I now know exactly how. If you can’t remember the words for “right” and “left,” asking for directions in a foreign language can be a daunting experience. It also complicates matters when a city has not just one market, as you may have imagined, but a host of them—all apparently without names.
Like the ancient Hebrews, countless other cultures have stories that explain the fact that we often fail to understand one another because of our language rift; some include the building of a Tower of Babel-like structure and some do not. What most do share, though, is the belief that at one point, all humans were united as a family, and that their separation was a regrettable event.

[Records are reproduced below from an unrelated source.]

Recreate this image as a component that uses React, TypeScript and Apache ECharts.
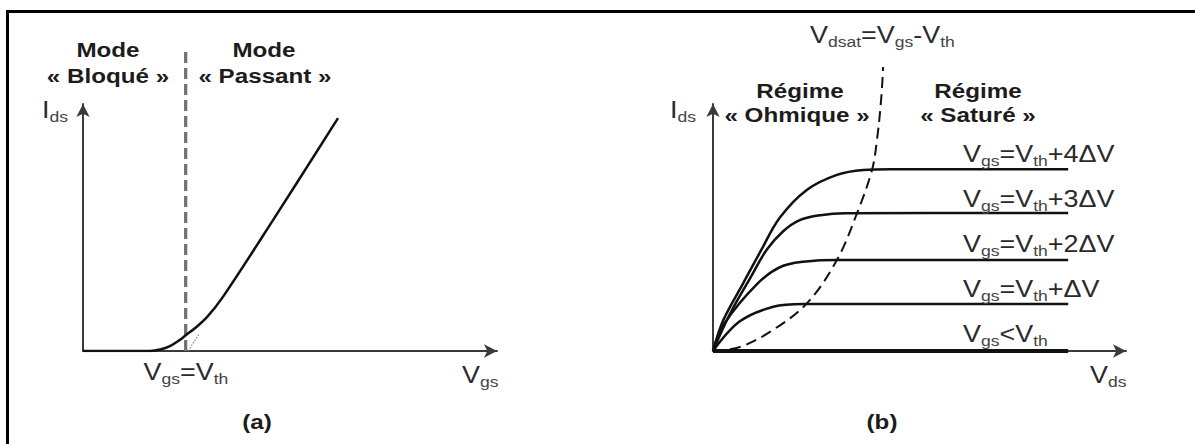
import React, { useEffect, useRef } from 'react';
import * as echarts from 'echarts';

const FONT = '"Liberation Sans", Arial, Helvetica, sans-serif';

// ---------- Panel (a): transfer characteristic Ids(Vgs) ----------
const transferVgs = [0, 1.62, 1.86, 2.1, 2.34, 2.49, 2.71, 3.0, 3.38, 4.59, 6.16];
const transferIds = [0, 0, 0.06, 0.2, 0.45, 0.65, 0.93, 1.38, 2.19, 5.3, 9.43];
const thresholdVgs = [2.48, 2.48];
const thresholdIds = [0, 12.15];
const tangentVgs = [2.54, 2.8];
const tangentIds = [0, 0.68];

// ---------- Panel (b): output characteristics Ids(Vds) ----------
const curve4Vds = [0, 0.25, 0.73, 1.14, 1.62, 2.27, 3.0, 3.64, 4.3, 8.6];
const curve4Ids = [0, 1.25, 2.74, 4.0, 5.4, 6.52, 7.13, 7.33, 7.36, 7.36];
const curve3Vds = [0, 0.41, 0.9, 1.3, 1.7, 2.1, 2.6, 3.2, 8.6];
const curve3Ids = [0, 1.5, 2.95, 4.1, 4.85, 5.3, 5.5, 5.58, 5.59];
const curve2Vds = [0, 0.25, 1.06, 1.7, 2.51, 3.0, 8.6];
const curve2Ids = [0, 1.05, 2.7, 3.45, 3.66, 3.68, 3.68];
const curve1Vds = [0, 0.65, 1.46, 2.19, 2.6, 8.6];
const curve1Ids = [0, 1.2, 1.79, 1.9, 1.9, 1.9];
const curve0Vds = [0, 8.6];
const curve0Ids = [0, 0];
const vdsatVds = [0, 0.65, 1.45, 2.28, 3.0, 3.49, 3.85, 3.97, 4.07, 4.12];
const vdsatIds = [0, 0.16, 0.85, 1.94, 3.68, 5.59, 7.33, 8.54, 10.16, 11.5];

// ---------- Texts ----------
const curveLabels = [
  'V_{gs}=V_{th}+4ΔV',
  'V_{gs}=V_{th}+3ΔV',
  'V_{gs}=V_{th}+2ΔV',
  'V_{gs}=V_{th}+ΔV',
  'V_{gs}<V_{th}',
];
const curveLabelBaselines = [162, 207, 252, 297, 342];

const zip = (xs: number[], ys: number[]) => xs.map((x, i) => [x, ys[i]]);

function toRich(label: string): string {
  const out: string[] = [];
  const re = /_\{([^}]*)\}/g;
  let last = 0;
  let m: RegExpExecArray | null;
  while ((m = re.exec(label))) {
    if (m.index > last) out.push(`{m|${label.slice(last, m.index)}}`);
    out.push(`{s|${m[1]}}`);
    last = re.lastIndex;
  }
  if (last < label.length) out.push(`{m|${label.slice(last)}}`);
  return out.join('');
}

const TXT = '#2a2a2a';
const RICH = {
  m: { fontSize: 23, fontFamily: FONT, fill: TXT, lineHeight: 28, verticalAlign: 'middle' },
  s: { fontSize: 15, fontFamily: FONT, fill: '#444', lineHeight: 14, verticalAlign: 'bottom' },
};

const regText = (text: string, x: number, baseline: number, align = 'left') => ({
  type: 'text',
  x,
  y: baseline - 22,
  scaleX: 1.17,
  z: 20,
  silent: true,
  style: {
    text: toRich(text),
    rich: RICH,
    fill: TXT,
    align,
    textAlign: align,
    verticalAlign: 'top',
    textVerticalAlign: 'top',
  },
});

const boldText = (text: string, cx: number, cy: number) => ({
  type: 'text',
  x: cx,
  y: cy,
  scaleX: 1.21,
  z: 20,
  silent: true,
  style: {
    text,
    font: `bold 20px ${FONT}`,
    fill: '#1c1c1c',
    align: 'center',
    textAlign: 'center',
    verticalAlign: 'middle',
    textVerticalAlign: 'middle',
  },
});

const axisLine = {
  show: true,
  symbol: ['none', 'arrow'],
  symbolSize: [10, 13],
  lineStyle: { color: '#3a3a3a', width: 2 },
};

const valueAxis = (gridIndex: number) => ({
  type: 'value',
  gridIndex,
  min: 0,
  max: 10,
  axisLine,
  axisTick: { show: false },
  axisLabel: { show: false },
  splitLine: { show: false },
});

const line = (data: number[][], gi: number, lineStyle: any, extra: any = {}) => ({
  type: 'line',
  xAxisIndex: gi,
  yAxisIndex: gi,
  data,
  symbol: 'none',
  silent: true,
  lineStyle,
  ...extra,
});

const CURVE = { color: '#111', width: 2.5 };
const SMOOTH = { smooth: 0.35 };

export default function App() {
  const ref = useRef<HTMLDivElement>(null);

  useEffect(() => {
    const chart = echarts.init(ref.current!, null, { renderer: 'svg', width: 1195, height: 444 });
    const option: any = {
      animation: false,
      backgroundColor: '#ffffff',
      grid: [
        { left: 83, top: 104, width: 414, height: 247, outerBoundsMode: 'none' },
        { left: 713, top: 104, width: 413, height: 247, outerBoundsMode: 'none' },
      ],
      xAxis: [valueAxis(0), valueAxis(1)],
      yAxis: [valueAxis(0), valueAxis(1)],
      series: [
        // panel (a)
        line(zip(thresholdVgs, thresholdIds), 0, { color: '#707070', width: 3.2, type: [11, 5] }, { clip: false, z: 3 }),
        line(zip(tangentVgs, tangentIds), 0, { color: '#8a8a8a', width: 1.2, type: [1.5, 1.5] }, { z: 3 }),
        line(zip(transferVgs, transferIds), 0, CURVE, { ...SMOOTH, z: 4 }),
        // panel (b)
        line(zip(curve4Vds, curve4Ids), 1, CURVE, SMOOTH),
        line(zip(curve3Vds, curve3Ids), 1, CURVE, SMOOTH),
        line(zip(curve2Vds, curve2Ids), 1, CURVE, SMOOTH),
        line(zip(curve1Vds, curve1Ids), 1, CURVE, SMOOTH),
        line(zip(curve0Vds, curve0Ids), 1, { color: '#111', width: 4 }),
        line(zip(vdsatVds, vdsatIds), 1, { color: '#111', width: 2, type: [11, 6] }, { smooth: 0.35, clip: false, z: 5 }),
      ],
      graphic: [
        {
          type: 'rect',
          silent: true,
          shape: { x: 7.5, y: 11.5, width: 1200, height: 450 },
          style: { fill: 'none', stroke: '#000', lineWidth: 3 },
        },
        // panel (a)
        boldText('Mode', 108, 50),
        boldText('« Bloqué »', 108, 76),
        boldText('Mode', 264, 50),
        boldText('« Passant »', 265, 76),
        regText('I_{ds}', 42, 118),
        regText('V_{gs}=V_{th}', 186, 380, 'center'),
        regText('V_{gs}', 462, 383),
        boldText('(a)', 257, 422),
        // panel (b)
        regText('V_{dsat}=V_{gs}-V_{th}', 810, 43),
        boldText('Régime', 800, 91),
        boldText('« Ohmique »', 797, 115),
        boldText('Régime', 978, 91),
        boldText('« Saturé »', 978, 115),
        regText('I_{ds}', 670, 118),
        ...curveLabels.map((t, i) => regText(t, 963, curveLabelBaselines[i])),
        regText('V_{ds}', 1090, 383),
        boldText('(b)', 882, 422),
      ],
    };
    chart.setOption(option);
    return () => chart.dispose();
  }, []);

  return (
    <div
      ref={ref}
      style={{ position: 'absolute', left: 0, top: 0, width: 1195, height: 444, background: '#fff' }}
    />
  );
}
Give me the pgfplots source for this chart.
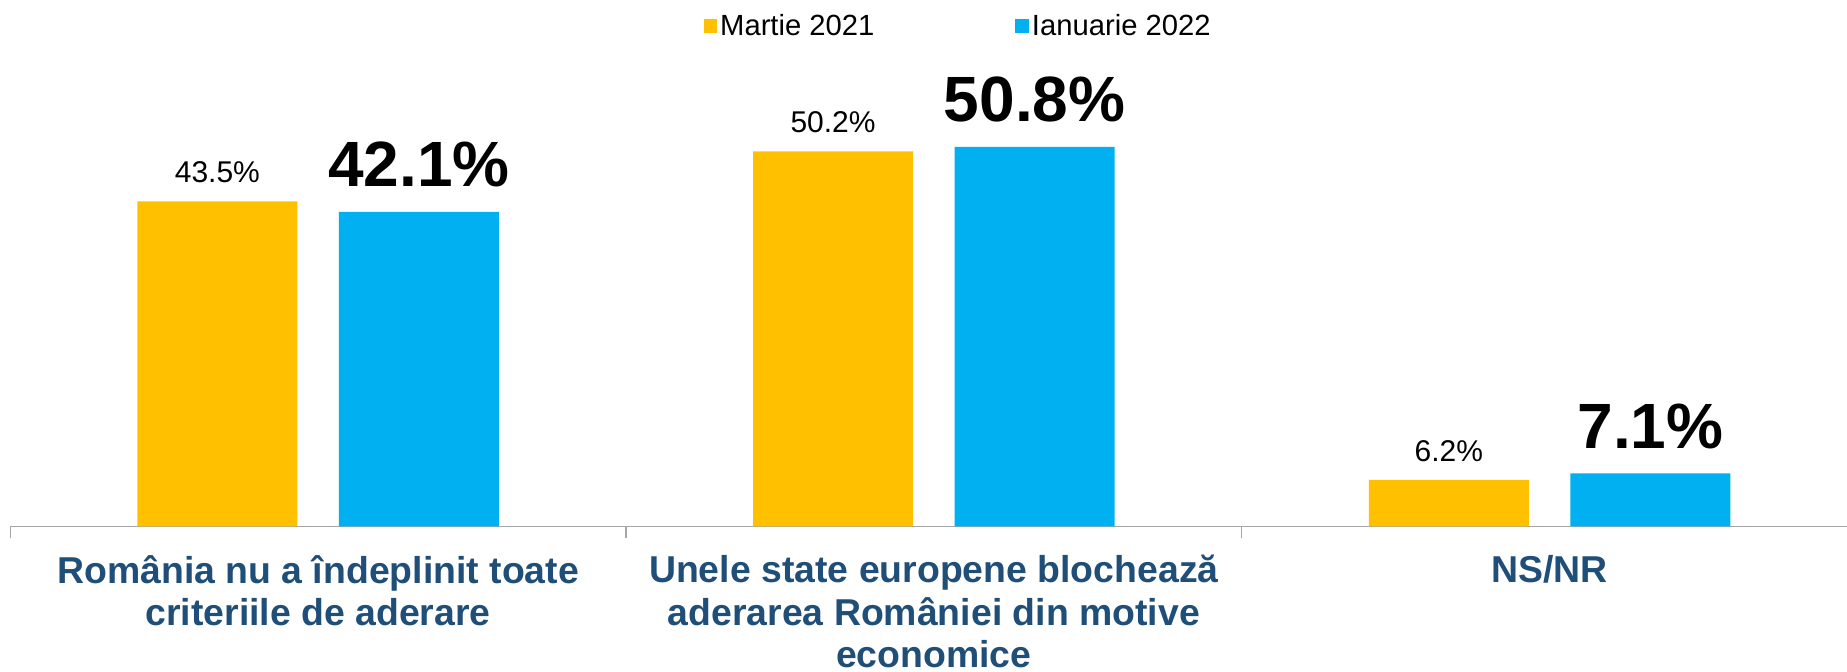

Perhaps it’s worth considering whether we truly desire such unity today. Do we really want to relate to the people of other nations as our brothers and sisters? Do we long for a day when sharing our common humanity will be enough to bring us together with strangers? Is the path of harmony within diversity a route we will choose to take?
O God, let all of your children, regardless of what language we speak or what name we give to you, live in unity and peace, recognizing that we are already bound together by our common needs, by our common hopes and fears.